- Born: November 18, 1920 Washington, D.C., U.S.
- Died: May 28, 2000 (aged 79) Los Angeles, California, U.S.
- Occupations: theatrical producer, film producer
- Years active: 1951–1988

= Robert Fryer =

American film producer

Robert Sherwood Fryer (November 18, 1920 - May 28, 2000) was an American theatrical and film producer. Beginning in the early 1950s, Robert Fryer produced and co-produced many Broadway hits. Some of his most notable theatrical productions include: A Tree Grows in Brooklyn, Wonderful Town, Auntie Mame, Redhead, Chicago, On The Twentieth Century, and Sweeney Todd.

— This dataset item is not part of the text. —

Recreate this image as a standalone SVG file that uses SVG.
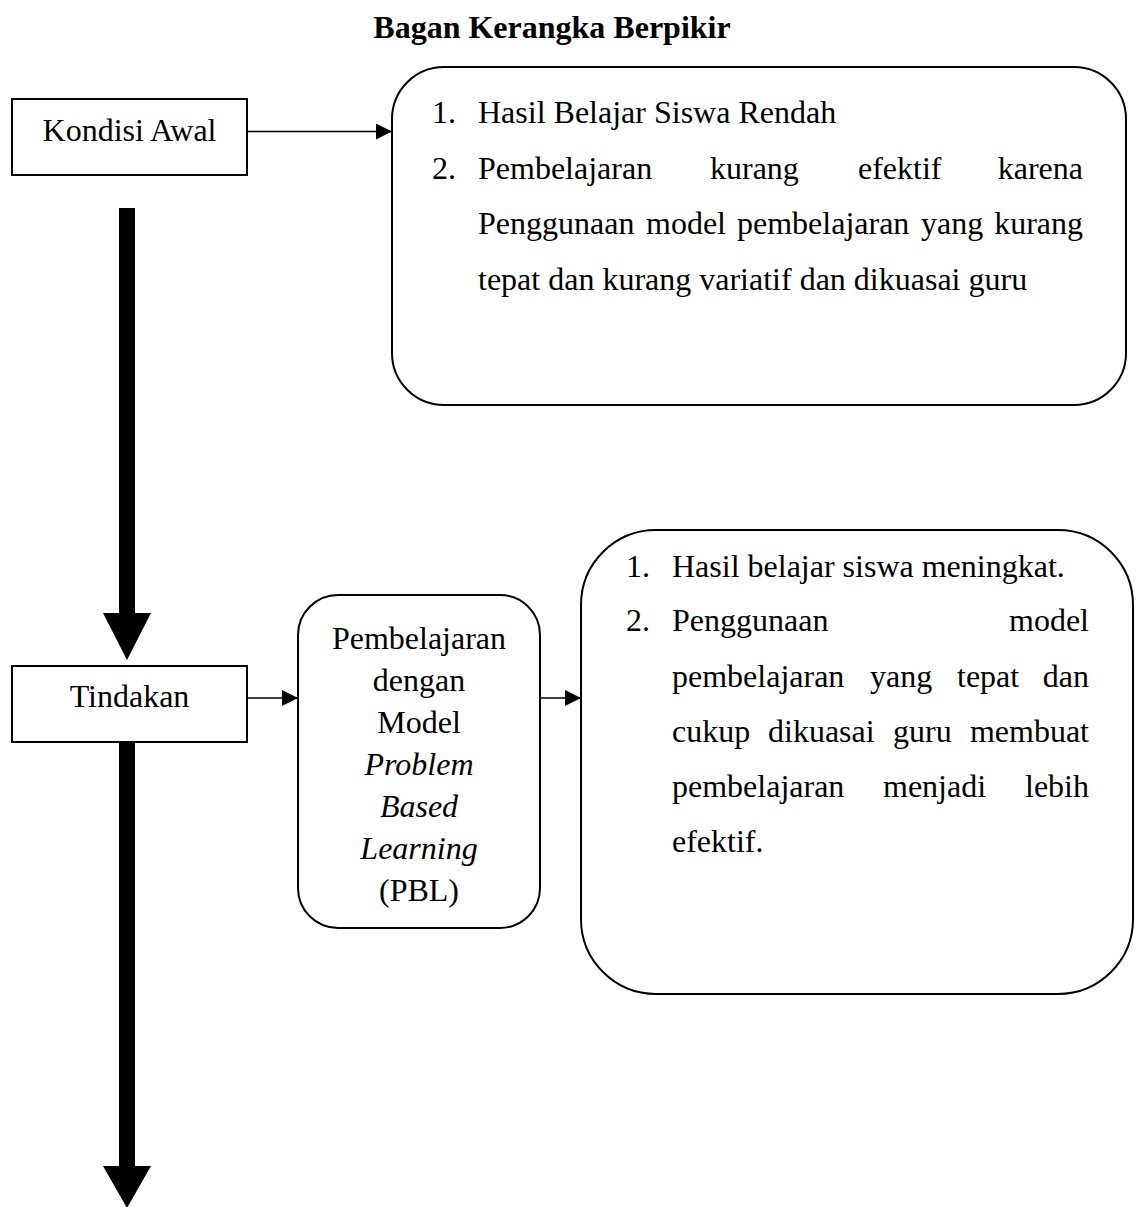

His notable film productions include: Mame, Voyage of the Damned, The Boys from Brazil, and The Shining.

==Early life==

Robert Fryer was born in Washington, D.C. in 1920. His father was a successful department store manager, but died of tuberculosis in 1929. Fryer spent the bulk of his childhood in Cleveland, Ohio, where his mother raised him and his sister, Eleanor (later Massell). Fryer graduated from Case Western Reserve University, and served in the Army during World War II.

==Theatrical career==

After the War, Robert worked in New York City as an assistant to the producer of the Old Vic season at the Century Theatre. His first Broadway hit was A Tree Grows in Brooklyn" which he co-produced with George Abbott. Robert Fryer won multiple Tony Awards, and the plays he produced received a total of 37 Tony Awards. Between 1971 and 1988 he was the director of the Center Theatre Group's Ahmanson Theatre in Los Angeles. Shortly after his death in 2000, Fryer was posthumously inducted into the American Theater Hall of Fame.

==Film career==

Fryer's most memorable film production was The Shining. Fryer was once quoted as stating, "[m]ovies pay the rent but stage is my true love.".